____ Given information

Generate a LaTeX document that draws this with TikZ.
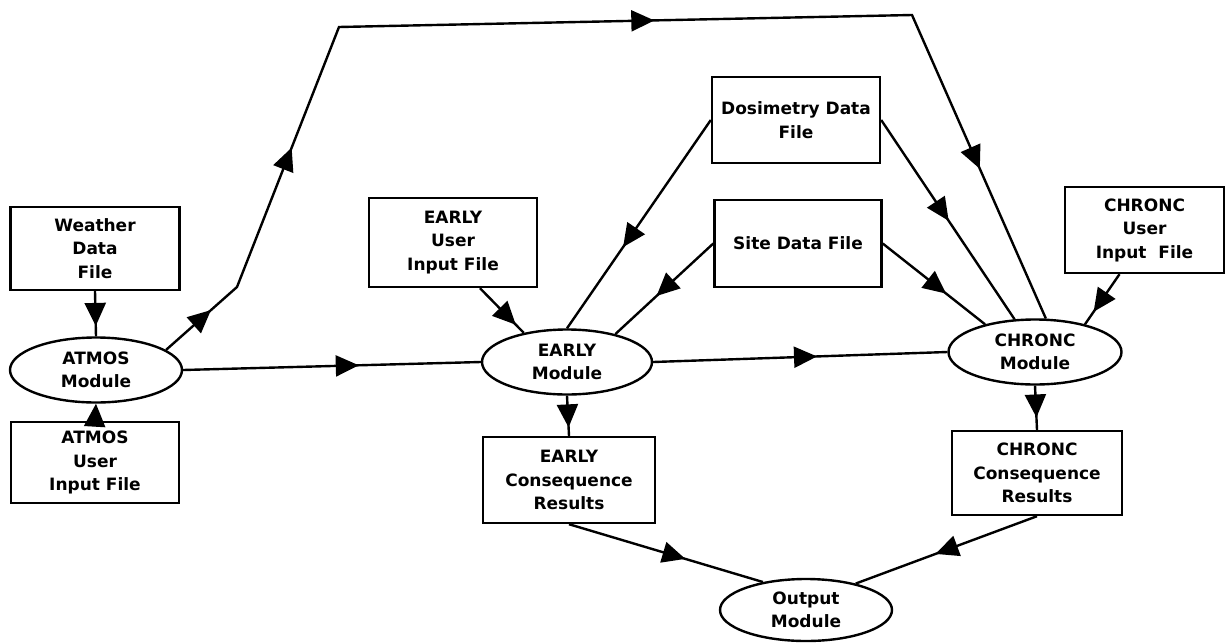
\documentclass[tikz,border=0pt]{standalone}
\usepackage{fontspec}
\setmainfont{DejaVu Sans}
\usetikzlibrary{shapes.geometric,arrows.meta,decorations.markings}
\begin{document}
\begin{tikzpicture}[x=1pt,y=-1pt,
  BigTri/.tip={Triangle[length=23pt,width=21pt]},
  conn/.style={line width=2.4pt},
  txt/.style={align=center,inner sep=0pt,font=\bfseries\fontsize{17pt}{23.5pt}\selectfont},
  filebox/.style={txt,draw,line width=2.4pt,rectangle},
  module/.style={txt,draw,line width=2.4pt,ellipse,minimum width=172pt,minimum height=65pt},
  arrowat/.style={postaction={decorate,decoration={markings,mark=at position #1 with {\arrow{BigTri}}}}}
]
\useasboundingbox[fill=white] (0,0) rectangle (1228,643);

% file boxes
\node[filebox,minimum width=169pt,minimum height=83pt] (weather) at (95,248.5) {Weather\\Data\\File};
\node[filebox,minimum width=168pt,minimum height=81pt] (atmosin) at (95,462.5) {ATMOS\\User\\Input File};
\node[filebox,minimum width=168pt,minimum height=89pt] (earlyin) at (453,242.5) {EARLY\\User\\Input File};
\node[filebox,minimum width=168pt,minimum height=86pt] (dos) at (796,120) {Dosimetry Data\\File};
\node[filebox,minimum width=167pt,minimum height=87pt] (site) at (798,243.5) {Site Data File};
\node[filebox,minimum width=159pt,minimum height=86pt] (chroncin) at (1144.5,230) {CHRONC\\User\\Input\ \ File};
\node[filebox,minimum width=172pt,minimum height=86pt] (earlycons) at (569,480) {EARLY\\Consequence\\Results};
\node[filebox,minimum width=170pt,minimum height=84pt] (chronccons) at (1037,473) {CHRONC\\Consequence\\Results};

% modules
\node[module] (atmos) at (96,370) {ATMOS\\Module};
\node[module,minimum width=170pt] (early) at (567,362) {EARLY\\Module};
\node[module,minimum width=173pt] (chronc) at (1035,352) {CHRONC\\Module};
\node[module,minimum height=62pt] (output) at (806,610) {Output\\Module};

% bend points of the upper path
\coordinate (b1) at (237,287);
\coordinate (b2) at (339,27);
\coordinate (b3) at (912,15);

% connectors
\draw[conn,arrowat=0.77] (weather.south) -- (atmos.north);
\draw[conn,-{BigTri}] (atmosin.north) -- (atmos.south);
\draw[conn,arrowat=0.047,arrowat=0.191,arrowat=0.539,arrowat=0.872]
  (atmos.16) -- (b1) -- (b2) -- (b3) -- (chronc.72);
\draw[conn,arrowat=0.59] (atmos.east) -- (early.west);
\draw[conn,arrowat=0.557] (early.east) -- (chronc.west);
\draw[conn,arrowat=0.82] ([xshift=27pt]earlyin.south) -- (early.146);
\draw[conn,arrowat=0.61] (dos.west) -- (early.north);
\draw[conn,arrowat=0.58] (site.west) -- (early.30);
\draw[conn,arrowat=0.506] (dos.east) -- (chronc.122);
\draw[conn,arrowat=0.62] (site.east) -- (chronc.151);
\draw[conn,arrowat=0.75] ([xshift=-25pt]chroncin.south) -- (chronc.29);
\draw[conn,arrowat=0.79] (early.south) -- (earlycons.north);
\draw[conn,arrowat=0.72] (chronc.south) -- (chronccons.north);
\draw[conn,arrowat=0.6] (earlycons.south) -- (output.147);
\draw[conn,arrowat=0.56] (chronccons.south) -- (output.28);
\end{tikzpicture}
\end{document}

________

● **Task objective**: Copy each line that holds the word "with".

● **The reply**:
Generate a LaTeX document that draws this with TikZ.
  arrowat/.style={postaction={decorate,decoration={markings,mark=at position #1 with {\arrow{BigTri}}}}}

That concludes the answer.